“Let us be grateful for the people who make us happy, they are the charming gardeners who make our souls blossom.” Marcel Proust
In April 2018, it will be seven years since you, my mother passed away, a moment in time that turned my world upside down. A morning, holding your hand on the hospital bed, begging for you to live. With my eyes closed, I saw a vision of a lighthouse against a blue sky. Then, all of a sudden, a burst of white light blinded me, your sweet exhausted plea faintly spoke to me without saying a word, I heard “Let me go!” Seven years ago, I thought I would never be able to handle a world without you in it. Seven years ago, I thought that my anxiety, depression and grief would hold me captive to a life filled with fear and unhappiness. Seven years ago, instead of giving up, with your help, charming gardeners appeared, I made the decision to bravely embrace the insecurity that lay before me and face any demons that would prevent me from moving towards the light.
Through hills and valleys, I would walk. You, my mother appeared and sent angels to my side. Though some days were darker than others, I continued with you, for the Bible says at Psalm 23:4, “Yes, though I walk through the valley of the shadow of death, I will fear no evil; for thou art with me; thy rod and staff they comfort me.”

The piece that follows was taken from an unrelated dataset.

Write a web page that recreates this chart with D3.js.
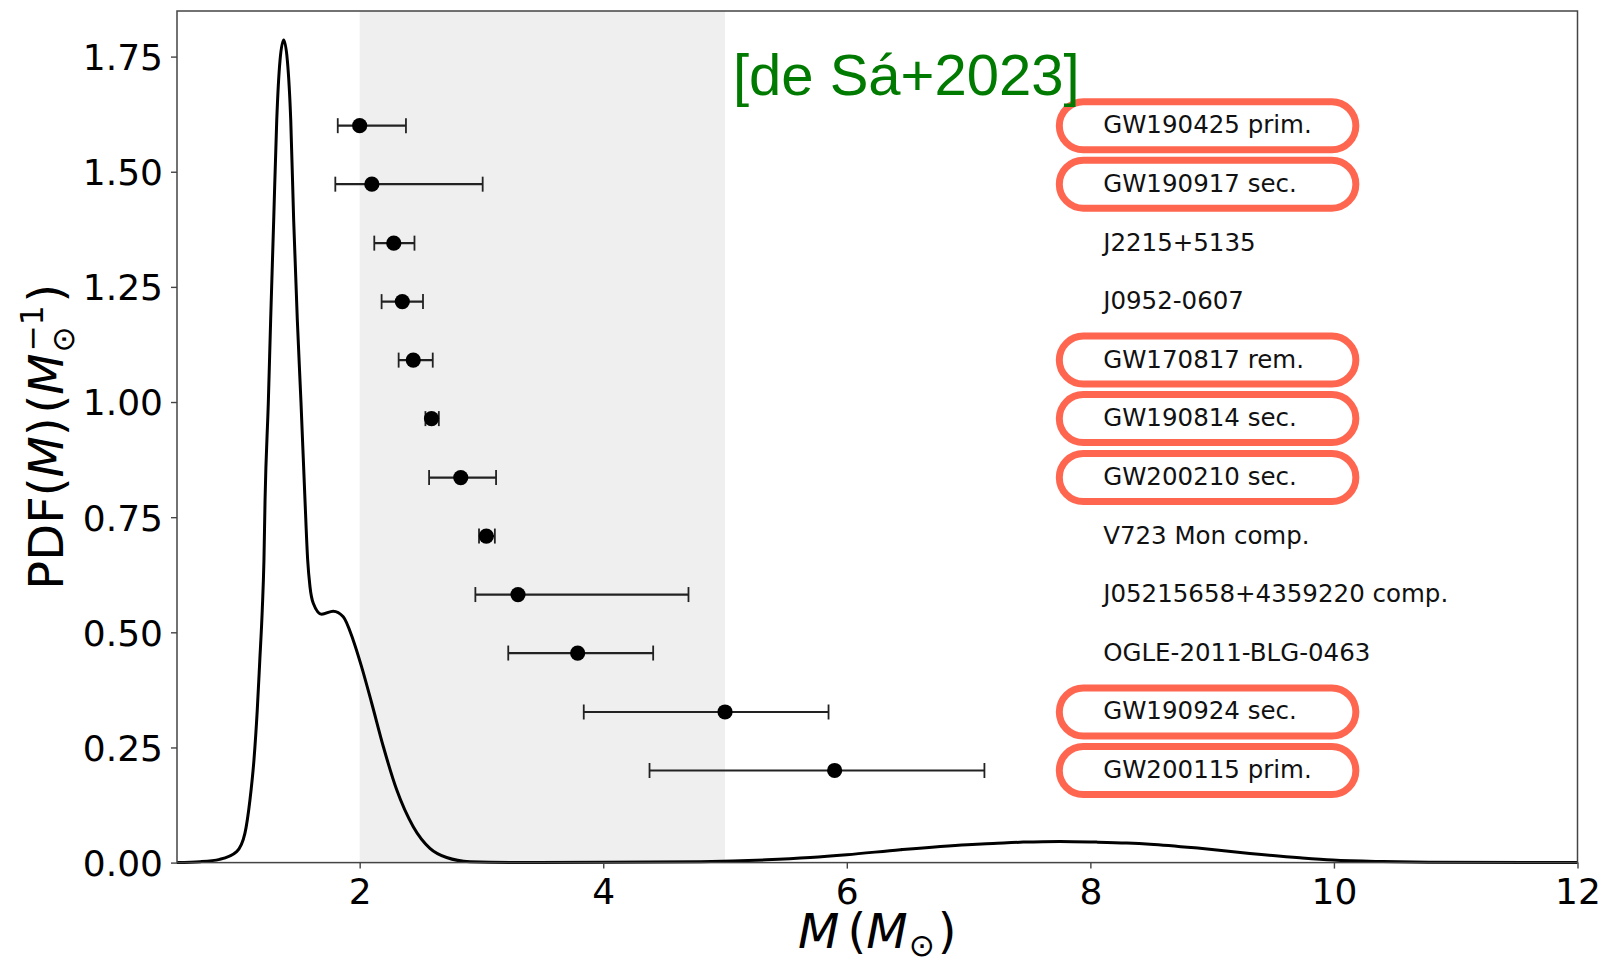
<!DOCTYPE html>
<html>
<head>
<meta charset="utf-8">
<script src="https://cdn.jsdelivr.net/npm/d3@7"></script>
<style>
  html, body { margin: 0; padding: 0; background: #fff; }
  svg { display: block; }
</style>
</head>
<body>
<svg id="chart" width="1605" height="964"></svg>
<script>
// Compact-object masses with 68% intervals, top to bottom
const objectNames = [
  "GW190425 prim.", "GW190917 sec.", "J2215+5135", "J0952-0607",
  "GW170817 rem.", "GW190814 sec.", "GW200210 sec.", "V723 Mon comp.",
  "J05215658+4359220 comp.", "OGLE-2011-BLG-0463", "GW190924 sec.", "GW200115 prim."
];
const massCentral = [2.00, 2.10, 2.28, 2.35, 2.44, 2.59, 2.83, 3.04, 3.30, 3.79, 5.00, 5.90];
const massLow     = [1.82, 1.80, 2.12, 2.18, 2.32, 2.54, 2.57, 2.98, 2.95, 3.22, 3.84, 4.38];
const massHigh    = [2.38, 3.01, 2.45, 2.52, 2.60, 2.65, 3.12, 3.11, 4.70, 4.41, 5.85, 7.13];
const rowLevel    = [1.600, 1.473, 1.345, 1.218, 1.091, 0.964, 0.836, 0.709, 0.582, 0.455, 0.327, 0.200];
const gwEvent     = [true, true, false, false, true, true, true, false, false, false, true, true];

// Mass distribution PDF(M), sampled
const pdfMass = [0.50, 0.69, 0.85, 0.99, 1.058, 1.099, 1.132, 1.159, 1.18, 1.20, 1.214, 1.223, 1.25, 1.269,
  1.294, 1.319, 1.346, 1.376, 1.406, 1.434, 1.458, 1.488, 1.518, 1.551, 1.573, 1.592, 1.619, 1.688,
  1.783, 1.865, 1.947, 2.016, 2.099, 2.194, 2.304, 2.44, 2.577, 2.714, 2.906, 3.3, 4.0, 4.8, 5.34,
  5.7, 6.0, 6.44, 6.99, 7.2, 7.45, 7.75, 8.05, 8.3, 8.49, 8.90, 9.31, 9.72, 9.99, 10.4, 10.8, 12.0];
const pdfValue = [0.0003, 0.002, 0.007, 0.024, 0.064, 0.136, 0.223, 0.331, 0.44, 0.548, 0.657, 0.787, 1.0, 1.178,
  1.395, 1.612, 1.742, 1.786, 1.742, 1.612, 1.395, 1.178, 1.0, 0.787, 0.657, 0.599, 0.563, 0.539,
  0.546, 0.534, 0.483, 0.425, 0.346, 0.252, 0.158, 0.078, 0.031, 0.011, 0.002, 0.0003, 0.0005, 0.002, 0.006,
  0.011, 0.017, 0.028, 0.039, 0.0415, 0.0445, 0.046, 0.0445, 0.0425, 0.040, 0.031, 0.020, 0.0105, 0.0055, 0.0022, 0.0008, 0.0];

const xTicks = [2, 4, 6, 8, 10, 12];
const yTicks = [0, 0.25, 0.5, 0.75, 1.0, 1.25, 1.5, 1.75];
const massGap = [2, 5];
const citation = "[de Sá+2023]";

const W = 1605, H = 964;
const margin = { left: 177, right: 27.5, top: 11, bottom: 101.4 };
const iw = W - margin.left - margin.right;
const ih = H - margin.top - margin.bottom;

const svg = d3.select("#chart");
const g = svg.append("g").attr("transform", `translate(${margin.left},${margin.top})`);

const x = d3.scaleLinear().domain([0.5, 12]).range([0, iw]);
const y = d3.scaleLinear().domain([0, 1.849]).range([ih, 0]);

// Shaded mass-gap band
g.append("rect")
  .attr("x", x(massGap[0])).attr("y", 0)
  .attr("width", x(massGap[1]) - x(massGap[0])).attr("height", ih)
  .attr("fill", "#efefef");

// PDF curve
const line = d3.line().x(d => x(d[0])).y(d => y(d[1])).curve(d3.curveMonotoneX);
g.append("path")
  .datum(pdfMass.map((m, i) => [m, pdfValue[i]]))
  .attr("d", line)
  .attr("fill", "none").attr("stroke", "#000").attr("stroke-width", 3)
  .attr("stroke-linejoin", "round");

// Axes
const axisColor = "#444";
const fontMain = "'DejaVu Sans', sans-serif";
const xAxis = g.append("g").attr("transform", `translate(0,${ih})`)
  .call(d3.axisBottom(x).tickValues(xTicks).tickFormat(d3.format("d")).tickSize(6).tickPadding(9));
const yAxis = g.append("g")
  .call(d3.axisLeft(y).tickValues(yTicks).tickFormat(d3.format(".2f")).tickSize(6).tickPadding(8));
[xAxis, yAxis].forEach(a => {
  a.select(".domain").remove();
  a.selectAll(".tick line").attr("stroke", axisColor).attr("stroke-width", 1.4);
  a.selectAll(".tick text").attr("fill", "#000").style("font-family", fontMain).style("font-size", "36px");
});
yAxis.selectAll(".tick text").attr("dy", "0.36em");
xAxis.selectAll(".tick text").attr("dy", "0.72em");

// Frame
g.append("rect").attr("x", 0).attr("y", 0).attr("width", iw).attr("height", ih)
  .attr("fill", "none").attr("stroke", axisColor).attr("stroke-width", 1.5);

// Highlight boxes around GW events
const boxL = x(7.745), boxR = x(10.18), boxH = 48;
g.selectAll("rect.gwbox")
  .data(rowLevel.map((v, i) => ({ v, hl: gwEvent[i] })).filter(d => d.hl))
  .join("rect").attr("class", "gwbox")
  .attr("x", boxL).attr("y", d => y(d.v) - boxH / 2)
  .attr("width", boxR - boxL).attr("height", boxH)
  .attr("rx", boxH / 2).attr("ry", boxH / 2)
  .attr("fill", "none").attr("stroke", "#ff6650").attr("stroke-width", 7);

// Object names
g.selectAll("text.objname")
  .data(objectNames)
  .join("text").attr("class", "objname")
  .attr("x", x(8.105)).attr("y", (d, i) => y(rowLevel[i]) + 7.5)
  .attr("fill", "#111")
  .style("font-family", fontMain).style("font-size", "24.5px")
  .text(d => d);

// Error bars
const bars = g.selectAll("g.ebar")
  .data(massCentral.map((m, i) => ({ m, lo: massLow[i], hi: massHigh[i], v: rowLevel[i] })))
  .join("g").attr("class", "ebar");
bars.append("line")
  .attr("x1", d => x(d.lo)).attr("x2", d => x(d.hi))
  .attr("y1", d => y(d.v)).attr("y2", d => y(d.v))
  .attr("stroke", "#222").attr("stroke-width", 2.2);
["lo", "hi"].forEach(k => {
  bars.append("line")
    .attr("x1", d => x(d[k])).attr("x2", d => x(d[k]))
    .attr("y1", d => y(d.v) - 7.5).attr("y2", d => y(d.v) + 7.5)
    .attr("stroke", "#222").attr("stroke-width", 1.8);
});
bars.append("circle")
  .attr("cx", d => x(d.m)).attr("cy", d => y(d.v)).attr("r", 7.6)
  .attr("fill", "#000");

// Citation
g.append("text")
  .attr("x", x(5.065)).attr("y", 95 - margin.top)
  .attr("fill", "#007a00")
  .style("font-family", "'Liberation Sans', Arial, sans-serif").style("font-size", "58px")
  .text(citation);

// Math-style axis labels built from pieces
function mathLabel(parent, pieces, size) {
  const grp = parent.append("g");
  let cx = 0;
  let lastBase = 0;
  pieces.forEach(p => {
    const fs = p.script ? size * 0.65 : size;
    const t = grp.append("text")
      .attr("x", cx + (p.dx || 0) * size)
      .attr("y", (p.dy || 0) * size)
      .style("font-family", fontMain)
      .style("font-size", fs + "px")
      .style("font-style", p.italic ? "italic" : "normal")
      .attr("fill", "#000")
      .text(p.t);
    const w = t.node().getComputedTextLength();
    if (p.back) {
      t.attr("x", lastBase + (p.dx || 0) * size);
      cx = Math.max(cx, lastBase + w + (p.dx || 0) * size);
    } else {
      lastBase = cx + (p.dx || 0) * size;
      cx = lastBase + w;
    }
  });
  grp.selectAll("text").each(function () {
    const el = d3.select(this);
    el.attr("x", +el.attr("x") - cx / 2);
  });
  return grp;
}

// x label: M (M_sun)
const xl = mathLabel(svg, [
  { t: "M", italic: true },
  { t: "(", dx: 0.17 },
  { t: "M", italic: true },
  { t: "⊙", script: true, dy: 0.17, dx: 0.02 },
  { t: ")", dx: 0.06 }
], 48);
xl.attr("transform", `translate(${margin.left + iw / 2},948)`);

// y label: PDF(M) (M_sun^-1)
const yl = mathLabel(svg, [
  { t: "PDF(" },
  { t: "M", italic: true },
  { t: ")" },
  { t: "(", dx: 0.08 },
  { t: "M", italic: true },
  { t: "⊙", script: true, dy: 0.22, dx: 0.02 },
  { t: "−1", script: true, dy: -0.42, dx: 0.02, back: true },
  { t: ")", dx: 0.06 }
], 48);
yl.attr("transform", `translate(63,${margin.top + ih / 2}) rotate(-90)`);
</script>
</body>
</html>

And here I am now, preparing for April 2018, when I will be commemorating these past seven years by traveling with a group of 16 pilgrims, on El Camino de Santiago de Compostela in celebration and gratitude for the love that you left me, that found me and planted its seeds for my soul to blossom once again. Brought together by whatever synchronicities along the way, we gather as a tribe guided by wanderlust and whatever else drives us, a continuation of the story that I want to tell. You are still with me. A beautiful story built on discovery and curiosity and faith as we stand on the edge, breathless, taking in the beauty that is offered. Walking in the sunlight in the middle of Spring, experiencing the transformation of my dreams into reality, you keep planting more magical seeds that will soon be shared by the many rather than the few, I am grateful. And, when I arrive at Cape Fisterre, the final destination for many pilgrims on the Way of St. James, considered where this world meets the next, I will humbly kneel with you setting out a prayer of thanksgiving for each one who has shown up on this journey giving me hope and strength when I thought I could not go on. And there it will be, that lighthouse of hope you sent me in that vision seven years ago when your soul moved on, you brought me there. And Paolo, dear wise Paolo Coelho, the masculine spirit guide as I wrote my way out, you too shall be at my side, for I followed your lead and there I will have earned my sword too, now a warrior for love.